In a historical, game-changing decision for Catalan politics, the two parties that make up Convergence and Union (CiU) are going their separate ways after 37 years of nearly uninterrupted joint rule in the region.
“The CiU political project is over,” said Josep Rull, coordinator general for Democratic Convergence of Catalonia (CDC), at a press conference on Thursday. The party leader and regional premier, Artur Mas, was not present at the event.
The decision was made by CDC after the Democratic Union of Catalonia (UDC) refused to support its Catalan independence project. The pro-sovereignty drive led by Artur Mas, which came to a head with an unofficial referendum on self-rule last year, had already run into opposition from CDC’s longtime partner before this. Although both parties share a nationalist vision of Catalonia, UDC holds more moderate views, which fall short of independence.
How many more things need to break up before you will admit that unilateral independence is not feasible?”
Catalan Socialist leader Miquel Iceta to Artur Mas
Now, officials have confirmed that CiU will not be running jointly at the regional elections scheduled for September 27, which Convergence leaders see as a litmus test for their independence drive.
“We have ended a political project, and want the separation to take place on friendly terms,” added Rull at a press conference. “We’ll see how we do it, we don’t have a GPS for this.”
The partners now have to share out their common assets and reach deals on issues such as subsidies for elected officials and campaign airtime. But in the meantime, the quarreling has begun: UDC claims that it is CDC who broke the alliance, not the other way around.
Also up in the air is the future of Josep Antoni Duran i Lleida, until now the CiU spokesman in Spain’s lower house, the Congress of Deputies.
“We’ll have to figure out whether there will be one group in Congress or two, but we’ll decide that tomorrow,” said Rull. “Things will not be the same in Congress anymore.”
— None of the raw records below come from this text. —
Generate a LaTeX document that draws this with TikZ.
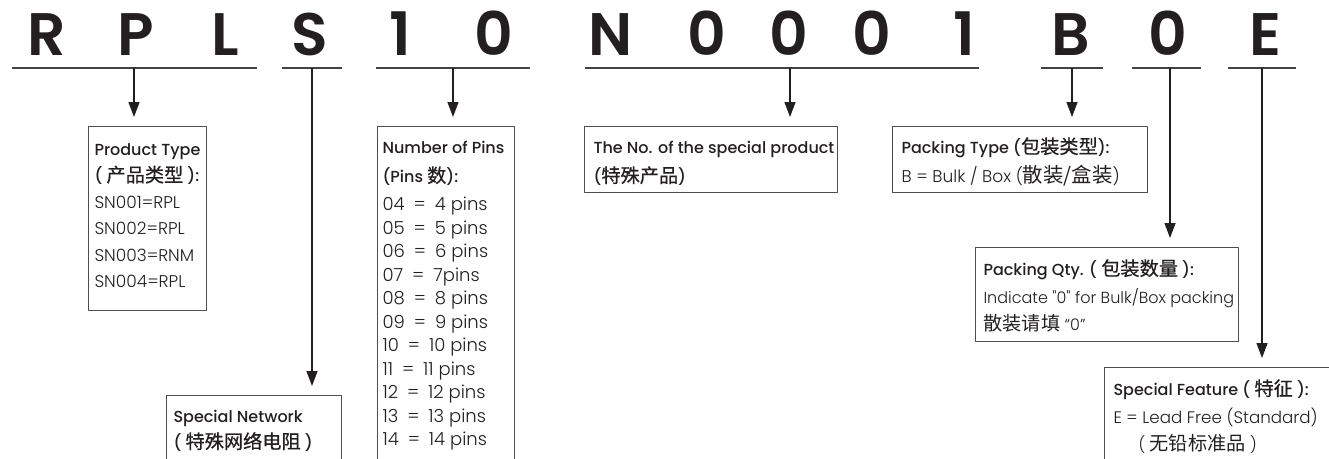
\documentclass[tikz,border=0pt]{standalone}
\usepackage{fontspec}
\setmainfont{Poppins}[Ligatures=TeXOff, UprightFont={* Light}, BoldFont={* Medium}]
\newfontfamily\hdrfont{Poppins}[UprightFont={* SemiBold}]
\newfontfamily\cjk{Noto Sans CJK SC}[Scale=1.2, BoldFont={Noto Sans CJK SC}, BoldFeatures={FakeBold=0.7}]
\usetikzlibrary{arrows.meta}
\definecolor{ink}{RGB}{35,31,32}
\newcommand{\zh}[1]{{\cjk #1}}
\newcommand{\pn}[2]{\fontsize{18}{23.5}\selectfont #1\enspace=\enspace #2}
% fixed-size box body, lines never wrap
\newcommand{\boxtext}[4]{\begin{minipage}[t][#2][t]{#1}#3\begin{tabular}[t]{@{}l@{}}#4\end{tabular}\end{minipage}}
\tikzset{
  letter/.style={anchor=base, text=ink, font=\hdrfont\fontsize{60}{60}\selectfont, inner sep=0pt},
  uline/.style={draw=ink!85, line width=2pt},
  stem/.style={draw=ink, line width=1.3pt, -{Triangle[length=15pt,width=11pt]}, shorten >=9pt},
  infobox/.style={draw=ink!80, line width=1pt, anchor=north west, inner xsep=7pt, inner ysep=0pt, text=ink}
}
\begin{document}
\begin{tikzpicture}[x=1pt, y=-1pt, line join=round]
  \useasboundingbox (0,0) rectangle (1329,458);
  \clip (0,0) rectangle (1329,458);
  % code letters
  \foreach \x/\c [count=\n] in {47/R, 136/P, 225/L, 310/S, 400/1, 494/0, 611/N, 707/0, 789/0, 872/0, 964/1, 1071/B, 1168/0, 1265/E}
    \node[letter] (h\n) at (\x,55) {\c};
  % underlines and stem points
  \foreach \a/\b/\m [count=\n] in {12/257/134, 282/342/312, 376/530/453, 585/979/790, 1041/1103/1072, 1132/1201/1170, 1228/1296/1262} {
    \draw[uline] (\a,68) -- (\b,68);
    \coordinate (s\n) at (\m,68);
  }
  % boxes
  \node[infobox, inner xsep=6pt] (ptype) at (88,126) {\boxtext{106pt}{184pt}{\fontsize{17}{26.4}\selectfont}{%
    \rule{0pt}{29pt}{\fontsize{16}{26.4}\selectfont\textbf{Product Type}}\\
    {\fontsize{16}{26.4}\selectfont\textbf{( \zh{产品类型} ):}}\\
    SN001=RPL\\ SN002=RPL\\ SN003=RNM\\ SN004=RPL}};
  \node[infobox] (snet) at (166,395) {\boxtext{161pt}{120pt}{\fontsize{16}{26}\selectfont}{%
    \rule{0pt}{27pt}\textbf{Special Network}\\
    \textbf{( \zh{特殊网络电阻} )}}};
  \node[infobox, inner xsep=5pt] (npins) at (377,126) {\boxtext{127pt}{360pt}{\fontsize{16}{23.5}\selectfont}{%
    \rule{0pt}{27pt}\textbf{Number of Pins}\\[5.5pt]
    \textbf{(Pins \zh{数}):}\\[4.5pt]
    \pn{04}{4 pins}\\ \pn{05}{5 pins}\\ \pn{06}{6 pins}\\ \pn{07}{7pins}\\ \pn{08}{8 pins}\\ \pn{09}{9 pins}\\
    \pn{10}{10 pins}\\ \pn{11}{11 pins}\\ \pn{12}{12 pins}\\ \pn{13}{13 pins}\\ \pn{14}{14 pins}}};
  \node[infobox, inner xsep=9pt] (sprod) at (584,126) {\boxtext{235pt}{66pt}{\fontsize{16}{29}\selectfont}{%
    \rule{0pt}{27pt}\textbf{The No. of the special product}\\
    \textbf{(\zh{特殊产品})}}};
  \node[infobox, inner xsep=9pt] (ptyp) at (892,126) {\boxtext{237pt}{66pt}{\fontsize{16}{29}\selectfont}{%
    \rule{0pt}{27pt}\textbf{Packing Type (\zh{包装类型}):}\\
    {\fontsize{17}{29}\selectfont B = Bulk / Box (\zh{散装/盒装})}}};
  \node[infobox, inner xsep=8pt] (pqty) at (975,247) {\boxtext{247pt}{94pt}{\fontsize{16}{27.5}\selectfont}{%
    \rule{0pt}{28pt}\textbf{Packing Qty. ( \zh{包装数量} ):}\\
    Indicate "0" for Bulk/Box packing\\
    \zh{散装请填} “0”}};
  \node[infobox, inner xsep=9pt] (sfeat) at (1104,367) {\boxtext{260pt}{120pt}{\fontsize{16}{27.5}\selectfont}{%
    \rule{0pt}{28pt}\textbf{Special Feature ( \zh{特征} ):}\\
    {\fontsize{16.7}{27.5}\selectfont E = Lead Free (Standard)}\\
    \hspace*{25pt}( \zh{无铅标准品} )}};
  % connectors
  \draw[stem] (s1) -- (s1 |- ptype.north);
  \draw[stem] (s2) -- (s2 |- snet.north);
  \draw[stem] (s3) -- (s3 |- npins.north);
  \draw[stem] (s4) -- (s4 |- sprod.north);
  \draw[stem] (s5) -- (s5 |- ptyp.north);
  \draw[stem] (s6) -- (s6 |- pqty.north);
  \draw[stem] (s7) -- (s7 |- sfeat.north);
\end{tikzpicture}
\end{document}
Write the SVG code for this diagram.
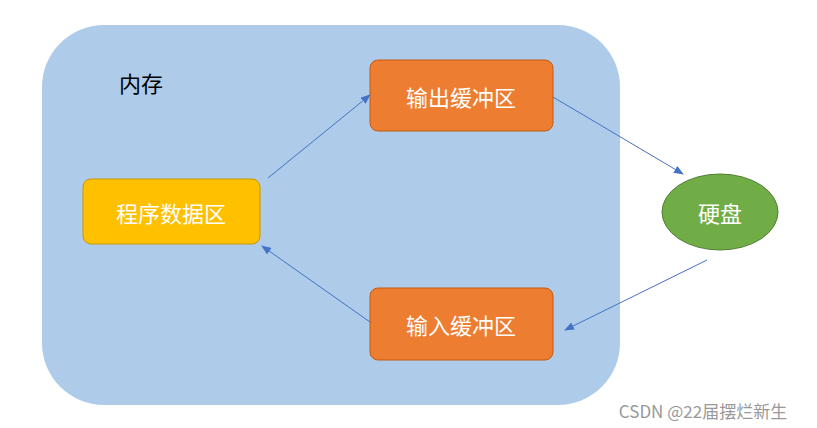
<svg xmlns="http://www.w3.org/2000/svg" width="817" height="428" viewBox="0 0 817 428">
<style>
text{font-family:"Noto Sans CJK SC","Noto Sans",sans-serif}
.w{fill:#fff;font-size:22px;text-anchor:middle;dominant-baseline:central}
.c{stroke:#4472C4;stroke-width:1;fill:none;marker-end:url(#a)}
</style>
<defs><marker id="a" markerWidth="10" markerHeight="8" refX="9" refY="4" orient="auto" markerUnits="userSpaceOnUse"><path d="M0,0 L10,4 L0,8 Z" fill="#4472C4"/></marker></defs>
<rect width="817" height="428" fill="#fff"/>
<g id="memory"><rect x="42" y="25" width="578" height="380" rx="62" fill="#AECCEA"/>
<text x="141" y="82" font-size="22" text-anchor="middle" dominant-baseline="central">内存</text></g>
<g id="out"><rect x="370" y="60" width="183" height="71" rx="8" fill="#ED7D31" stroke="#C55A11"/><text class="w" x="461" y="96">输出缓冲区</text></g>
<g id="prog"><rect x="83" y="179" width="177" height="65" rx="8" fill="#FFC000" stroke="#C99700"/><text class="w" x="171" y="212">程序数据区</text></g>
<g id="in"><rect x="370" y="288" width="183" height="72" rx="8" fill="#ED7D31" stroke="#C55A11"/><text class="w" x="461" y="324">输入缓冲区</text></g>
<g id="disk"><ellipse cx="720" cy="212" rx="58" ry="38" fill="#70AD47" stroke="#507E32"/><text class="w" x="720" y="212">硬盘</text></g>
<g id="connectors">
<line class="c" x1="268" y1="178" x2="370" y2="95"/>
<line class="c" x1="553" y1="97" x2="683" y2="174"/>
<line class="c" x1="707" y1="260" x2="565" y2="330"/>
<line class="c" x1="370" y1="322" x2="262" y2="246"/>
</g>
<text x="703" y="410" font-size="17" fill="#999" text-anchor="middle" dominant-baseline="central">CSDN @22届摆烂新生</text>
</svg>
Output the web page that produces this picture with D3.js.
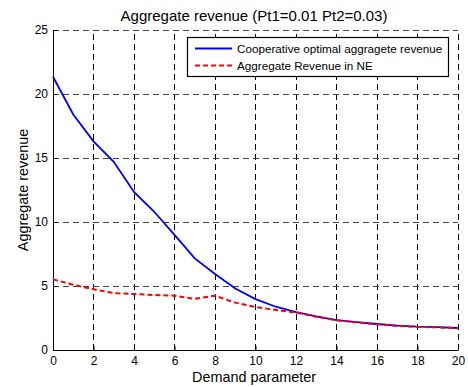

Rull said there is no going back on the breakup, although both former partners may still reach vote-by-vote agreements on specific issues.
No introspection required
According to the regional premier, Artur Mas, this early government breakup should not lead to any soul-searching, as it is not the result of disagreements on everyday matters, but a lack of joint vision about the future.
“It’s not that we have systematically voted separately or anything like that, it’s that there is a fundamental discrepancy over a project," said Mas, who thanked the three UDC members of his Cabinet who will now be replaced, including his deputy Joana Ortega.
Meanwhile, opposition parties strongly criticized Mas for the government crisis and for the effects that his sovereignty drive is having on Catalan politics.
“Today we should ask for your immediate resignation and new elections, but there’s no time for that because we’re already having them in three months,” said Miquel Iceta, the leader of the Catalan Socialists, during question time at the Catalan assembly on Wednesday. “How many more things need to break up before you will admit that unilateral independence is not feasible? To divide Catalanism is to make Catalonia weaker.”
“Everything you touch gets divided and broken up,” said Alicia Sánchez-Camacho, leader of the Catalan branch of the Popular Party.
Ciudadanos leader Albert Rivera, who sits in the Catalan parliament, said that the independence drive is in retreat thanks to Mas’s decisions.
The only political leader who refrained from criticizing Mas was Oriol Junqueras of the Catalan Republican Left, a minority party that strongly supports the independence drive.